Below is some material; set it all down exactly, apart from the pictures.

**Data extract:**
....

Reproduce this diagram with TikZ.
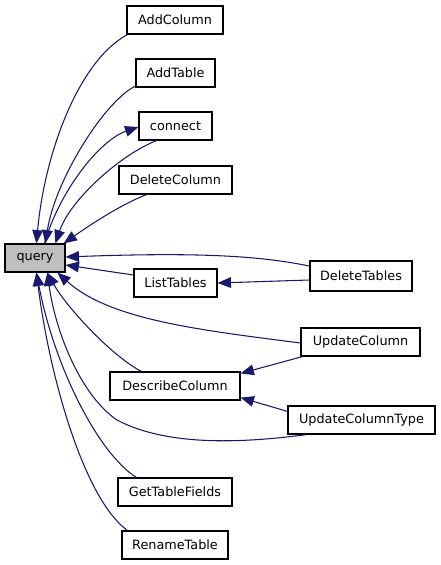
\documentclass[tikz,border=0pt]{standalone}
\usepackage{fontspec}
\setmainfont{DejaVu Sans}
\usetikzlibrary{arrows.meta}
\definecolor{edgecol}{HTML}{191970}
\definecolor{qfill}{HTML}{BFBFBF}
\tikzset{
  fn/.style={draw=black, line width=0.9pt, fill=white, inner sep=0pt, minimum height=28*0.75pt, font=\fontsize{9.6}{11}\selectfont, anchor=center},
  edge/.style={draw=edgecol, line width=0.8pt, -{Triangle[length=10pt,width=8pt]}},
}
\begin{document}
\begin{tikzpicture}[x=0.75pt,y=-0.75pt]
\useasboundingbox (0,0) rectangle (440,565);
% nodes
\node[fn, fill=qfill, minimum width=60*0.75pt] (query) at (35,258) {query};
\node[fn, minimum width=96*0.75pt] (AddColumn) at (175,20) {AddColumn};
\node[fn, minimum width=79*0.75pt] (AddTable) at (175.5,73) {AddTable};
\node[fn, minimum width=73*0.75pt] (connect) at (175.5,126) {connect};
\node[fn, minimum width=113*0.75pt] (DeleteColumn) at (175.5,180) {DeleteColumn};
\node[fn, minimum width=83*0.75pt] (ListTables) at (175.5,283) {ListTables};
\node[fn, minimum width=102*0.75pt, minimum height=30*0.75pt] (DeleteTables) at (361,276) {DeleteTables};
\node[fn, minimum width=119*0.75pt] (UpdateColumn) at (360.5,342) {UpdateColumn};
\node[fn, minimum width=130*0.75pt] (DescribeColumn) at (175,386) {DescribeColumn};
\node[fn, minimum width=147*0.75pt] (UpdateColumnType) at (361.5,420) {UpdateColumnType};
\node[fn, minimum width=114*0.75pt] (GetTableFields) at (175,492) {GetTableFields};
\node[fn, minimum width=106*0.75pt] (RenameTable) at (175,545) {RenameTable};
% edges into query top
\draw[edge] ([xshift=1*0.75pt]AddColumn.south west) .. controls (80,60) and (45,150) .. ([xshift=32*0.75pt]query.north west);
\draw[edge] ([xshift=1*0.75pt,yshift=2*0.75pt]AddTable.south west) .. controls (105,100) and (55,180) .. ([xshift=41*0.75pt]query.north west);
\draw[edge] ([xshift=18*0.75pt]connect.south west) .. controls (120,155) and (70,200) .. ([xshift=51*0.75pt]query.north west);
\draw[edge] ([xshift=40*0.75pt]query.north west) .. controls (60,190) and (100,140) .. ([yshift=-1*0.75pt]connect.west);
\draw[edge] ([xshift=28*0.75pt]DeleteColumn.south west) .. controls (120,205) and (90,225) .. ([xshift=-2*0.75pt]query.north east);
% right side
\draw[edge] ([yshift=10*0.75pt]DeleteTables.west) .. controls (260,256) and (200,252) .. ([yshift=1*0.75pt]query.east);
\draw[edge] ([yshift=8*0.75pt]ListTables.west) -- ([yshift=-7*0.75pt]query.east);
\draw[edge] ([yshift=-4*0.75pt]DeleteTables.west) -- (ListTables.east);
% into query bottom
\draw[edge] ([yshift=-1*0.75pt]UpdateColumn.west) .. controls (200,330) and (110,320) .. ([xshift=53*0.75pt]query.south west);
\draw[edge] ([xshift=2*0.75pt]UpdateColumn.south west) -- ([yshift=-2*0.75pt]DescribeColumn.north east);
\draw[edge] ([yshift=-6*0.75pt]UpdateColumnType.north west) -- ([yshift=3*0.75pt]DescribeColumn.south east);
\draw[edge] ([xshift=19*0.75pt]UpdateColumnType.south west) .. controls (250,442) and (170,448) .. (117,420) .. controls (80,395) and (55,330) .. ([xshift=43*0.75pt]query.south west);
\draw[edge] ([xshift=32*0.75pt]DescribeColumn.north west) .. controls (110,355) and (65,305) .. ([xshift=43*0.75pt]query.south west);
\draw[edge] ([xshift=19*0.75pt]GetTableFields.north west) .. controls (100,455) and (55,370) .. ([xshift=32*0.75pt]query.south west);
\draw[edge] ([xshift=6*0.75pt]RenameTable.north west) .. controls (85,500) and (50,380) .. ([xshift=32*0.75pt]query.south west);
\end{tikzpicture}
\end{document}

....

**Finished answer:**
Reproduce this diagram with TikZ.
\documentclass[tikz,border=0pt]{standalone}
\usepackage{fontspec}
\setmainfont{DejaVu Sans}
\usetikzlibrary{arrows.meta}
\definecolor{edgecol}{HTML}{191970}
\definecolor{qfill}{HTML}{BFBFBF}
\tikzset{
  fn/.style={draw=black, line width=0.9pt, fill=white, inner sep=0pt, minimum height=28*0.75pt, font=\fontsize{9.6}{11}\selectfont, anchor=center},
  edge/.style={draw=edgecol, line width=0.8pt, -{Triangle[length=10pt,width=8pt]}},
}
\begin{document}
\begin{tikzpicture}[x=0.75pt,y=-0.75pt]
\useasboundingbox (0,0) rectangle (440,565);
% nodes
\node[fn, fill=qfill, minimum width=60*0.75pt] (query) at (35,258) {query};
\node[fn, minimum width=96*0.75pt] (AddColumn) at (175,20) {AddColumn};
\node[fn, minimum width=79*0.75pt] (AddTable) at (175.5,73) {AddTable};
\node[fn, minimum width=73*0.75pt] (connect) at (175.5,126) {connect};
\node[fn, minimum width=113*0.75pt] (DeleteColumn) at (175.5,180) {DeleteColumn};
\node[fn, minimum width=83*0.75pt] (ListTables) at (175.5,283) {ListTables};
\node[fn, minimum width=102*0.75pt, minimum height=30*0.75pt] (DeleteTables) at (361,276) {DeleteTables};
\node[fn, minimum width=119*0.75pt] (UpdateColumn) at (360.5,342) {UpdateColumn};
\node[fn, minimum width=130*0.75pt] (DescribeColumn) at (175,386) {DescribeColumn};
\node[fn, minimum width=147*0.75pt] (UpdateColumnType) at (361.5,420) {UpdateColumnType};
\node[fn, minimum width=114*0.75pt] (GetTableFields) at (175,492) {GetTableFields};
\node[fn, minimum width=106*0.75pt] (RenameTable) at (175,545) {RenameTable};
% edges into query top
\draw[edge] ([xshift=1*0.75pt]AddColumn.south west) .. controls (80,60) and (45,150) .. ([xshift=32*0.75pt]query.north west);
\draw[edge] ([xshift=1*0.75pt,yshift=2*0.75pt]AddTable.south west) .. controls (105,100) and (55,180) .. ([xshift=41*0.75pt]query.north west);
\draw[edge] ([xshift=18*0.75pt]connect.south west) .. controls (120,155) and (70,200) .. ([xshift=51*0.75pt]query.north west);
\draw[edge] ([xshift=40*0.75pt]query.north west) .. controls (60,190) and (100,140) .. ([yshift=-1*0.75pt]connect.west);
\draw[edge] ([xshift=28*0.75pt]DeleteColumn.south west) .. controls (120,205) and (90,225) .. ([xshift=-2*0.75pt]query.north east);
% right side
\draw[edge] ([yshift=10*0.75pt]DeleteTables.west) .. controls (260,256) and (200,252) .. ([yshift=1*0.75pt]query.east);
\draw[edge] ([yshift=8*0.75pt]ListTables.west) -- ([yshift=-7*0.75pt]query.east);
\draw[edge] ([yshift=-4*0.75pt]DeleteTables.west) -- (ListTables.east);
% into query bottom
\draw[edge] ([yshift=-1*0.75pt]UpdateColumn.west) .. controls (200,330) and (110,320) .. ([xshift=53*0.75pt]query.south west);
\draw[edge] ([xshift=2*0.75pt]UpdateColumn.south west) -- ([yshift=-2*0.75pt]DescribeColumn.north east);
\draw[edge] ([yshift=-6*0.75pt]UpdateColumnType.north west) -- ([yshift=3*0.75pt]DescribeColumn.south east);
\draw[edge] ([xshift=19*0.75pt]UpdateColumnType.south west) .. controls (250,442) and (170,448) .. (117,420) .. controls (80,395) and (55,330) .. ([xshift=43*0.75pt]query.south west);
\draw[edge] ([xshift=32*0.75pt]DescribeColumn.north west) .. controls (110,355) and (65,305) .. ([xshift=43*0.75pt]query.south west);
\draw[edge] ([xshift=19*0.75pt]GetTableFields.north west) .. controls (100,455) and (55,370) .. ([xshift=32*0.75pt]query.south west);
\draw[edge] ([xshift=6*0.75pt]RenameTable.north west) .. controls (85,500) and (50,380) .. ([xshift=32*0.75pt]query.south west);
\end{tikzpicture}
\end{document}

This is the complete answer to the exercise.